-- Direction --
Go through the data below and copy it exactly, skipping every picture.

══ Source data ══

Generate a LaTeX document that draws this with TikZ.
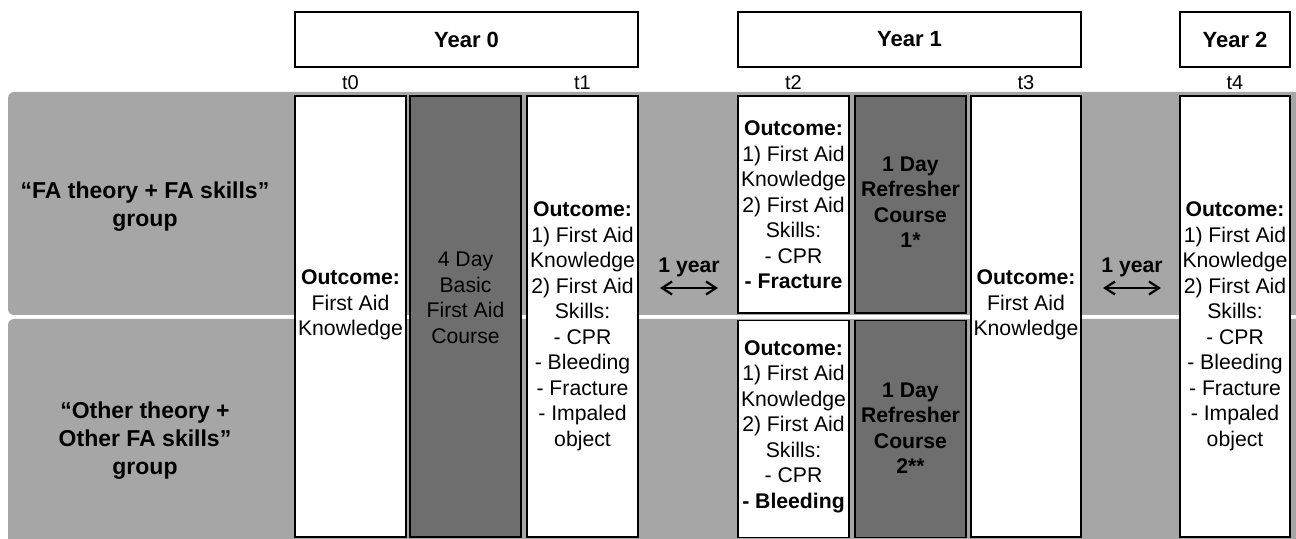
\documentclass[tikz,border=0pt]{standalone}
\usepackage{fontspec}
\setmainfont{Liberation Sans}
\usepackage{tikz}
\usetikzlibrary{calc,arrows.meta}

\definecolor{bandgray}{HTML}{A6A6A6}
\definecolor{coursegray}{HTML}{6E6E6E}

\tikzset{
  yearbox/.style={rectangle, draw=black, fill=white, line width=0.8pt, minimum height=27.5pt, inner sep=0pt, font=\fontsize{11}{13}\selectfont\bfseries},
  whitecol/.style={rectangle, draw=black, fill=white, line width=0.8pt, minimum width=55.5pt, inner sep=0pt},
  darkcol/.style={rectangle, draw=black, fill=coursegray, line width=0.8pt, minimum width=55.5pt, inner sep=0pt},
  fullcol/.style={minimum height=220.5pt},
  halfcol/.style={minimum height=108.5pt},
  coltxt/.style={align=center, inner sep=0pt, font=\fontsize{10.6}{12.75}\selectfont},
  grouptxt/.style={align=center, inner sep=0pt, font=\fontsize{11.5}{14}\selectfont\bfseries},
  timetxt/.style={inner sep=0pt, font=\fontsize{10}{12}\selectfont},
  gaparrow/.style={{Straight Barb[length=5pt,width=6.5pt]}-{Straight Barb[length=5pt,width=6.5pt]}, line width=1.1pt}
}

\begin{document}
\begin{tikzpicture}[x=0.5pt, y=-0.5pt]
    \useasboundingbox (0,0) rectangle (1296,539);

    % group bands
    \fill[bandgray, rounded corners=3] (8,92) rectangle (1304,315);
    \fill[bandgray, rounded corners=3] (8,319) rectangle (1304,548);

    \node[grouptxt] (g1) at (145,207) {“FA theory + FA skills”\\group};
    \node[grouptxt] (g2) at (145,441) {“Other theory +\\Other FA skills”\\group};

    % years
    \node[yearbox, minimum width=171.5pt] (y0) at (466.5,39.5) {Year 0};
    \node[yearbox, minimum width=171.5pt] (y1) at (909.5,39.5) {Year 1};
    \node[yearbox, minimum width=55pt] (y2) at (1235,39.5) {Year 2};

    % columns
    \node[whitecol, fullcol] (c0) at (350.5,316.5) {};
    \node[darkcol, fullcol] (course) at (465.5,316.5) {};
    \node[whitecol, fullcol] (c1) at (582.5,316.5) {};
    \node[whitecol, halfcol] (c2a) at (793.5,204.5) {};
    \node[whitecol, halfcol] (c2b) at (793.5,429) {};
    \node[darkcol, halfcol] (ref1) at (910.5,204.5) {};
    \node[darkcol, halfcol] (ref2) at (910.5,429) {};
    \node[whitecol, fullcol, minimum width=55pt] (c3) at (1026,316.5) {};
    \node[whitecol, fullcol, minimum width=55pt] (c4) at (1235,316.5) {};

    % time points
    \node[timetxt] (t0) at (350.5,83) {t0};
    \node[timetxt] (t1) at (582.5,83) {t1};
    \node[timetxt] (t2) at (793.5,83) {t2};
    \node[timetxt] (t3) at (1026,83) {t3};
    \node[timetxt] (t4) at (1235,83) {t4};

    % column texts
    \node[coltxt] (c0txt) at ($(c0) + (0,-11.5)$) {\textbf{Outcome:}\\First Aid\\Knowledge};
    \node[coltxt, text=black] (coursetxt) at ($(course) + (0,-18.5)$) {4 Day\\Basic\\First Aid\\Course};
    \node[coltxt] (c1txt) at ($(c1) + (0,10)$) {\textbf{Outcome:}\\1) First Aid\\Knowledge\\2) First Aid\\Skills:\\- CPR\\- Bleeding\\- Fracture\\- Impaled\\object};
    \node[coltxt] (c2atxt) at ($(c2a) + (0,0.5)$) {\textbf{Outcome:}\\1) First Aid\\Knowledge\\2) First Aid\\Skills:\\- CPR\\\textbf{- Fracture}};
    \node[coltxt] (c2btxt) at ($(c2b) + (0,-2.5)$) {\textbf{Outcome:}\\1) First Aid\\Knowledge\\2) First Aid\\Skills:\\- CPR\\\textbf{- Bleeding}};
    \node[coltxt, font=\fontsize{10.6}{12.75}\selectfont\bfseries] (ref1txt) at ($(ref1) + (0,-2.5)$) {1 Day\\Refresher\\Course\\1*};
    \node[coltxt, font=\fontsize{10.6}{12.75}\selectfont\bfseries] (ref2txt) at ($(ref2) + (0,-1)$) {1 Day\\Refresher\\Course\\2**};
    \node[coltxt] (c3txt) at ($(c3) + (0,-11.5)$) {\textbf{Outcome:}\\First Aid\\Knowledge};
    \node[coltxt] (c4txt) at ($(c4) + (0,10)$) {\textbf{Outcome:}\\1) First Aid\\Knowledge\\2) First Aid\\Skills:\\- CPR\\- Bleeding\\- Fracture\\- Impaled\\object};

    % one year gaps
    \node[coltxt, font=\fontsize{10.6}{12.75}\selectfont\bfseries] (gap1) at (689,267) {1 year};
    \node[coltxt, font=\fontsize{10.6}{12.75}\selectfont\bfseries] (gap2) at (1132,267) {1 year};
    \coordinate (gap1l) at ($(gap1) + (-29,21)$);
    \coordinate (gap1r) at ($(gap1) + (29,21)$);
    \coordinate (gap2l) at ($(gap2) + (-29,21)$);
    \coordinate (gap2r) at ($(gap2) + (29,21)$);
    \draw[gaparrow] (gap1l) -- (gap1r);
    \draw[gaparrow] (gap2l) -- (gap2r);
\end{tikzpicture}
\end{document}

═══

-- Answer for the task --
Generate a LaTeX document that draws this with TikZ.
\documentclass[tikz,border=0pt]{standalone}
\usepackage{fontspec}
\setmainfont{Liberation Sans}
\usepackage{tikz}
\usetikzlibrary{calc,arrows.meta}

\definecolor{bandgray}{HTML}{A6A6A6}
\definecolor{coursegray}{HTML}{6E6E6E}

\tikzset{
  yearbox/.style={rectangle, draw=black, fill=white, line width=0.8pt, minimum height=27.5pt, inner sep=0pt, font=\fontsize{11}{13}\selectfont\bfseries},
  whitecol/.style={rectangle, draw=black, fill=white, line width=0.8pt, minimum width=55.5pt, inner sep=0pt},
  darkcol/.style={rectangle, draw=black, fill=coursegray, line width=0.8pt, minimum width=55.5pt, inner sep=0pt},
  fullcol/.style={minimum height=220.5pt},
  halfcol/.style={minimum height=108.5pt},
  coltxt/.style={align=center, inner sep=0pt, font=\fontsize{10.6}{12.75}\selectfont},
  grouptxt/.style={align=center, inner sep=0pt, font=\fontsize{11.5}{14}\selectfont\bfseries},
  timetxt/.style={inner sep=0pt, font=\fontsize{10}{12}\selectfont},
  gaparrow/.style={{Straight Barb[length=5pt,width=6.5pt]}-{Straight Barb[length=5pt,width=6.5pt]}, line width=1.1pt}
}

\begin{document}
\begin{tikzpicture}[x=0.5pt, y=-0.5pt]
    \useasboundingbox (0,0) rectangle (1296,539);

    % group bands
    \fill[bandgray, rounded corners=3] (8,92) rectangle (1304,315);
    \fill[bandgray, rounded corners=3] (8,319) rectangle (1304,548);

    \node[grouptxt] (g1) at (145,207) {“FA theory + FA skills”\\group};
    \node[grouptxt] (g2) at (145,441) {“Other theory +\\Other FA skills”\\group};

    % years
    \node[yearbox, minimum width=171.5pt] (y0) at (466.5,39.5) {Year 0};
    \node[yearbox, minimum width=171.5pt] (y1) at (909.5,39.5) {Year 1};
    \node[yearbox, minimum width=55pt] (y2) at (1235,39.5) {Year 2};

    % columns
    \node[whitecol, fullcol] (c0) at (350.5,316.5) {};
    \node[darkcol, fullcol] (course) at (465.5,316.5) {};
    \node[whitecol, fullcol] (c1) at (582.5,316.5) {};
    \node[whitecol, halfcol] (c2a) at (793.5,204.5) {};
    \node[whitecol, halfcol] (c2b) at (793.5,429) {};
    \node[darkcol, halfcol] (ref1) at (910.5,204.5) {};
    \node[darkcol, halfcol] (ref2) at (910.5,429) {};
    \node[whitecol, fullcol, minimum width=55pt] (c3) at (1026,316.5) {};
    \node[whitecol, fullcol, minimum width=55pt] (c4) at (1235,316.5) {};

    % time points
    \node[timetxt] (t0) at (350.5,83) {t0};
    \node[timetxt] (t1) at (582.5,83) {t1};
    \node[timetxt] (t2) at (793.5,83) {t2};
    \node[timetxt] (t3) at (1026,83) {t3};
    \node[timetxt] (t4) at (1235,83) {t4};

    % column texts
    \node[coltxt] (c0txt) at ($(c0) + (0,-11.5)$) {\textbf{Outcome:}\\First Aid\\Knowledge};
    \node[coltxt, text=black] (coursetxt) at ($(course) + (0,-18.5)$) {4 Day\\Basic\\First Aid\\Course};
    \node[coltxt] (c1txt) at ($(c1) + (0,10)$) {\textbf{Outcome:}\\1) First Aid\\Knowledge\\2) First Aid\\Skills:\\- CPR\\- Bleeding\\- Fracture\\- Impaled\\object};
    \node[coltxt] (c2atxt) at ($(c2a) + (0,0.5)$) {\textbf{Outcome:}\\1) First Aid\\Knowledge\\2) First Aid\\Skills:\\- CPR\\\textbf{- Fracture}};
    \node[coltxt] (c2btxt) at ($(c2b) + (0,-2.5)$) {\textbf{Outcome:}\\1) First Aid\\Knowledge\\2) First Aid\\Skills:\\- CPR\\\textbf{- Bleeding}};
    \node[coltxt, font=\fontsize{10.6}{12.75}\selectfont\bfseries] (ref1txt) at ($(ref1) + (0,-2.5)$) {1 Day\\Refresher\\Course\\1*};
    \node[coltxt, font=\fontsize{10.6}{12.75}\selectfont\bfseries] (ref2txt) at ($(ref2) + (0,-1)$) {1 Day\\Refresher\\Course\\2**};
    \node[coltxt] (c3txt) at ($(c3) + (0,-11.5)$) {\textbf{Outcome:}\\First Aid\\Knowledge};
    \node[coltxt] (c4txt) at ($(c4) + (0,10)$) {\textbf{Outcome:}\\1) First Aid\\Knowledge\\2) First Aid\\Skills:\\- CPR\\- Bleeding\\- Fracture\\- Impaled\\object};

    % one year gaps
    \node[coltxt, font=\fontsize{10.6}{12.75}\selectfont\bfseries] (gap1) at (689,267) {1 year};
    \node[coltxt, font=\fontsize{10.6}{12.75}\selectfont\bfseries] (gap2) at (1132,267) {1 year};
    \coordinate (gap1l) at ($(gap1) + (-29,21)$);
    \coordinate (gap1r) at ($(gap1) + (29,21)$);
    \coordinate (gap2l) at ($(gap2) + (-29,21)$);
    \coordinate (gap2r) at ($(gap2) + (29,21)$);
    \draw[gaparrow] (gap1l) -- (gap1r);
    \draw[gaparrow] (gap2l) -- (gap2r);
\end{tikzpicture}
\end{document}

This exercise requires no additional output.